Although this girl is only sixteen and his adopted daughter, her fetishized cosplay outfit complete with tropey panty shots, most notably when she dies, as well as Curtis’s pervasive violence toward women—using other underage orphans to pleasure himself, killing his “bitch” for fun, raping Pedro’s wife—leave no doubt that Curtis sexually abused her as well. (They also carry a degree of genre critique, though halfhearted given the portrayal of women in much of Grasshopper Manufacture’s output, including killer7).

Screenshot of "Encounter Part 1." First-person perspective of Kaede Smith aiming her gun at Ayame Blackburn, who rushes by firing bullets. Because she is in the dark, Ayame is transparent, i.e. invisible.

Where Kamui pursues light and flees darkness in The Silver Case, Ayame Blackburn conceals herself in darkness and only becomes visible—and vulnerable to the player’s bullets—when she passes through bright light. Light is her weakness. Far from using her power in defiance or acknowledging a tragic past to keep moving forward into the light of possibility as Sakura does, Ayame in killer7 is worse off than even Format Kamui: a grizzly victim of a powerful old man and in turn a victimizer, always in darkness.

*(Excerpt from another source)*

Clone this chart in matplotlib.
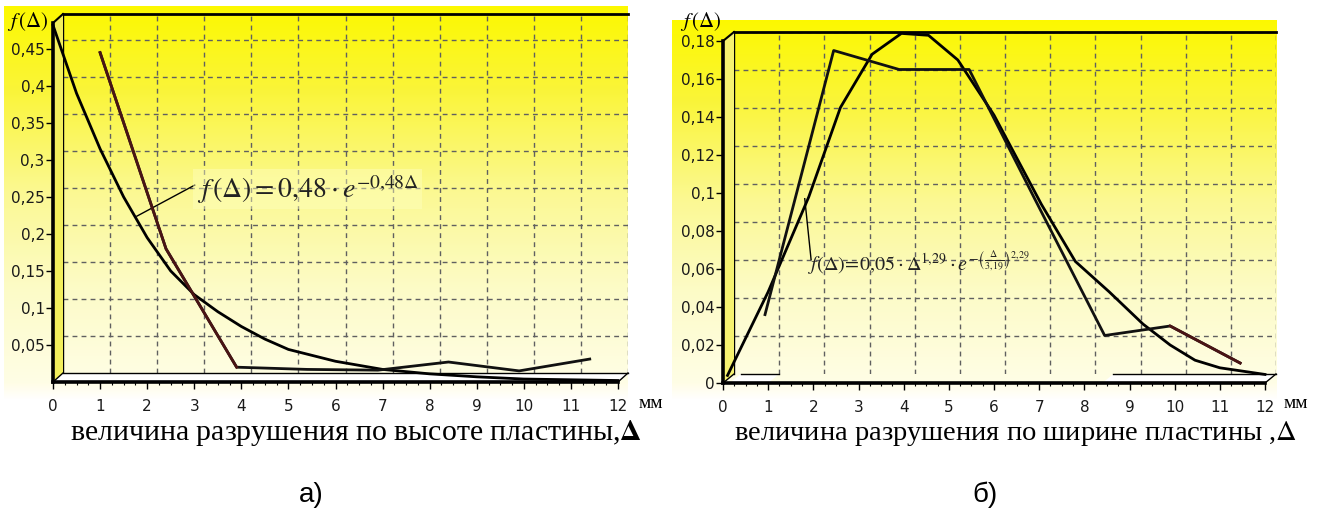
import numpy as np
import matplotlib
matplotlib.use("Agg")
import matplotlib.pyplot as plt
from matplotlib.patches import Polygon

plt.rcParams['mathtext.fontset'] = 'stix'

# ---------------- data ----------------
x_ticks = list(range(13))
x_tick_labels = [str(v) for v in x_ticks]

# chart a)
a_curve_x = [0, 0.5, 1, 1.5, 2, 2.5, 3, 3.5, 4, 4.5, 5, 6, 7, 8, 9, 10, 11, 12]
a_curve_y = [0.482, 0.39, 0.315, 0.25, 0.195, 0.15, 0.118, 0.095, 0.075, 0.058,
             0.044, 0.028, 0.017, 0.011, 0.007, 0.004, 0.003, 0.002]
a_poly_x = [1.0, 2.4, 3.9, 5.4, 6.9, 8.4, 9.9, 11.4]
a_poly_y = [0.445, 0.18, 0.02, 0.017, 0.016, 0.027, 0.015, 0.031]
a_yticks = [0.05, 0.1, 0.15, 0.2, 0.25, 0.3, 0.35, 0.4, 0.45]
a_ytick_labels = ['0,05', '0,1', '0,15', '0,2', '0,25', '0,3', '0,35', '0,4', '0,45']
a_ylim = (0, 0.485)
a_formula = r'$f\,(\Delta) = 0{,}48\cdot e^{-0{,}48\Delta}$'
a_xlabel = 'величина разрушения по высоте пластины,' + r'$\mathbf{\Delta}$'

# chart б)
b_curve_x = [0.1, 1.0, 1.9, 2.6, 3.3, 3.95, 4.55, 5.2, 6.0, 7.05, 7.8, 8.55,
             9.3, 9.9, 10.45, 11.0, 12.0]
b_curve_y = [0.004, 0.048, 0.098, 0.145, 0.173, 0.184, 0.183, 0.170, 0.141,
             0.094, 0.064, 0.048, 0.031, 0.020, 0.012, 0.008, 0.0045]
b_poly_x = [0.93, 2.45, 3.9, 5.45, 6.9, 8.45, 9.9, 11.45]
b_poly_y = [0.036, 0.175, 0.165, 0.165, 0.097, 0.025, 0.030, 0.0105]
b_yticks = [0, 0.02, 0.04, 0.06, 0.08, 0.1, 0.12, 0.14, 0.16, 0.18]
b_ytick_labels = ['0', '0,02', '0,04', '0,06', '0,08', '0,1', '0,12', '0,14', '0,16', '0,18']
b_ylim = (0, 0.18)
b_formula = (r'$f(\Delta)\!=\!0{,}05\cdot\Delta^{1{,}29}\cdot '
             r'e^{-\left(\frac{\Delta}{3{,}19}\right)^{2{,}29}}$')
b_xlabel = 'величина разрушения по ширине пластины ,' + r'$\Delta$'

# ---------------- figure ----------------
FW, FH = 1325, 519
fig = plt.figure(figsize=(FW / 100, FH / 100), dpi=100)


def box(x0, y0, x1, y1):
    return [x0 / FW, 1 - y1 / FH, (x1 - x0) / FW, (y1 - y0) / FH]


bg = fig.add_axes([0, 0, 1, 1], zorder=-10)
bg.set_xlim(0, FW)
bg.set_ylim(FH, 0)
bg.axis('off')


def gradient(x0, x1, ytop, yfloor, ybottom):
    n = 400
    ys = np.linspace(ytop, ybottom, n)
    t = np.clip((ys - ytop) / (yfloor - ytop), 0, 1)
    stops_t = [0, 0.22, 0.5, 0.75, 1.0]
    r = np.interp(t, stops_t, [0.99, 0.98, 0.985, 0.99, 1.0])
    g = np.interp(t, stops_t, [0.975, 0.96, 0.975, 0.985, 0.995])
    b = np.interp(t, stops_t, [0.0, 0.22, 0.58, 0.78, 0.9])
    a = np.where(ys <= yfloor, 1.0,
                 np.clip(1 - (ys - yfloor) / (ybottom - yfloor), 0, 1))
    img = np.stack([r, g, b, a], axis=-1)[:, None, :]
    img = np.repeat(img, 2, axis=1)
    bg.imshow(img, extent=[x0, x1, ybottom, ytop], aspect='auto',
              interpolation='bilinear')


gradient(4, 628, 6, 383, 400)
gradient(672, 1277, 20, 383, 400)
bg.set_xlim(0, FW)
bg.set_ylim(FH, 0)


def chart(front, dx, dy, ylim, yticks, ytl, cx, cy, px, py, brown_idx,
          floor_segs, wall_color):
    x0, y0, x1, y1 = front
    W, H = x1 - x0, y1 - y0
    fx, fy = dx / W, dy / H
    axB = fig.add_axes(box(x0 + dx, y0 - dy, x1 + dx, y1 - dy), zorder=1)
    axF = fig.add_axes(box(x0, y0, x1, y1), zorder=2)
    for ax in (axB, axF):
        ax.set_xlim(0, 12)
        ax.set_ylim(*ylim)
        ax.patch.set_alpha(0)
    # back wall
    axB.set_xticks([])
    axB.set_yticks([])
    for v in yticks:
        if v > 0:
            axB.axhline(v, color='#606060', lw=1.0, ls=(0, (3.5, 3)), zorder=1)
    for v in range(1, 13):
        axB.axvline(v, color='#606060', lw=1.0, ls=(0, (3.5, 3)), zorder=1)
    axB.spines['right'].set_visible(False)
    axB.spines['bottom'].set_visible(False)
    axB.spines['top'].set_linewidth(2)
    axB.spines['left'].set_linewidth(1)
    # floor strip
    for a, b in floor_segs:
        poly = Polygon([(a / 12, 0), (b / 12, 0), (fx + b / 12, fy), (fx + a / 12, fy)],
                       closed=True, transform=axF.transAxes, facecolor='white',
                       edgecolor='none', zorder=0.5, clip_on=False)
        axF.add_patch(poly)
        axF.plot([fx + a / 12, fx + b / 12], [fy, fy], transform=axF.transAxes,
                 color='k', lw=1, clip_on=False, zorder=0.6)
    axF.plot([1, 1 + fx], [0, fy], transform=axF.transAxes, color='k', lw=1,
             clip_on=False, zorder=0.6)
    axF.plot([0, fx], [0, fy], transform=axF.transAxes, color='k', lw=1,
             clip_on=False, zorder=0.6)
    # left wall strip
    wall = Polygon([(0, 0), (fx, fy), (fx, 1 + fy), (0, 1)], closed=True,
                   transform=axF.transAxes, facecolor=wall_color,
                   edgecolor='none', zorder=0.4, clip_on=False)
    axF.add_patch(wall)
    axF.plot([0, fx], [1, 1 + fy], transform=axF.transAxes, color='k', lw=1.5,
             clip_on=False, zorder=0.6)
    # data
    axF.plot(cx, cy, color='black', lw=2.0, clip_on=False, zorder=3,
             solid_joinstyle='round')
    axF.plot(px, py, color='#111111', lw=2.0, clip_on=False, zorder=3)
    i0, i1 = brown_idx
    axF.plot(px[i0:i1 + 1], py[i0:i1 + 1], color='#4a1414', lw=2.0,
             clip_on=False, zorder=3.1)
    # front axes
    for s in ('top', 'right'):
        axF.spines[s].set_visible(False)
    axF.spines['left'].set_linewidth(2.6)
    axF.spines['bottom'].set_linewidth(2.6)
    axF.spines['left'].set_zorder(4)
    axF.spines['bottom'].set_zorder(4)
    axF.set_xticks(x_ticks)
    axF.set_xticklabels(x_tick_labels)
    axF.set_xticks(np.arange(0, 12.01, 0.25), minor=True)
    axF.set_yticks(yticks)
    axF.set_yticklabels(ytl)
    axF.tick_params(axis='x', which='major', direction='out', length=5, width=1,
                    pad=7, labelsize=11, labelcolor='#1a1a1a')
    axF.tick_params(axis='x', which='minor', direction='out', length=2.5, width=0.8)
    axF.tick_params(axis='y', which='major', direction='out', length=5, width=1,
                    pad=1, labelsize=11, labelcolor='#1a1a1a')
    return axF


axA = chart((53, 23, 618, 382), 10, 9, a_ylim, a_yticks, a_ytick_labels,
            a_curve_x, a_curve_y, a_poly_x, a_poly_y, (0, 2),
            [(0, 12)], '#f2ee5c')
axBb = chart((723, 41, 1265, 383), 11, 9, b_ylim, b_yticks, b_ytick_labels,
             b_curve_x, b_curve_y, b_poly_x, b_poly_y, (6, 7),
             [(0.15, 1.0), (8.4, 12)], '#f6f270')

# annotations
axA.plot([1.78, 3.01], [0.224, 0.266], color='k', lw=1, zorder=3)
axA.text(3.05, 0.249, a_formula, fontsize=20, ha='left', va='baseline',
         color='#222222', zorder=5,
         bbox=dict(boxstyle='square,pad=0.12', facecolor=(1, 1, 0.75, 0.45),
                   edgecolor='none'))
axBb.plot([1.81, 1.95], [0.097, 0.065], color='k', lw=1, zorder=3)
axBb.text(1.88, 0.059, b_formula, fontsize=14.5, ha='left', va='baseline',
          color='#222222', zorder=5)

# axis labels and titles
serif = ['Liberation Serif', 'DejaVu Serif']
fig.text(28 / FW, 1 - 22 / FH, r'$f\,(\Delta)$', fontsize=15, ha='center', va='center')
fig.text(701 / FW, 1 - 22 / FH, r'$f\,(\Delta)$', fontsize=15, ha='center', va='center')
fig.text(651 / FW, 1 - 404 / FH, 'мм', fontsize=14, family=serif, ha='center', va='center')
fig.text(1296 / FW, 1 - 404 / FH, 'мм', fontsize=14, family=serif, ha='center', va='center')
fig.text(356 / FW, 1 - 433 / FH, a_xlabel, fontsize=21.5, family=serif,
         ha='center', va='center')
fig.text(1015 / FW, 1 - 433 / FH, b_xlabel, fontsize=20.5, family=serif,
         ha='center', va='center')
fig.text(311 / FW, 1 - 495 / FH, 'а)', fontsize=20, family=['Liberation Sans', 'DejaVu Sans'],
         ha='center', va='center')
fig.text(985 / FW, 1 - 495 / FH, 'б)', fontsize=20, family=['Liberation Sans', 'DejaVu Sans'],
         ha='center', va='center')

fig.savefig('out.png', dpi=100)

Screenshot of "Sunset." Garcian Smith sits at his kitchen table. In front of him are a green mug of coffee and a blue bowl of cereal that resembles Chex.

Now to consider Emir Parkreiner. For most of killer7, the focus character is a man called Garcian Smith who lives in a supernatural trailer in Seattle, Washington. He is a member of the titular Killer7 or Second Smith Syndicate, a group of dead assassins whom the quasi-divine Harman Smith, materialistic god of the “Western” world, has absorbed and returned to semi-life as his slaves using a power called the “Multifoliate Personae Phenomenon.” Like Format Kamui in his relationship to the FSO, the “robotified” Killer7 unquestioningly assassinate whomever the US government commands them to via their contact Christopher Mills.

Their lack of freedom is represented in the gameplay: the player can only navigate pre-defined invisible paths no matter what the environment. The opposite of how Kurumizawa defines reality by living unobserved, the Killer7 are defined by how they are observed, being locked into a certain persona when one of the many surveillance cameras sees them/him/her. The automatons are frequently watched and have no initiative, their very bodies now stolen, not their own but Harman’s.

Garcian cannot define himself but, observed, must be defined how the observer wants him to be, in this case as Kaede.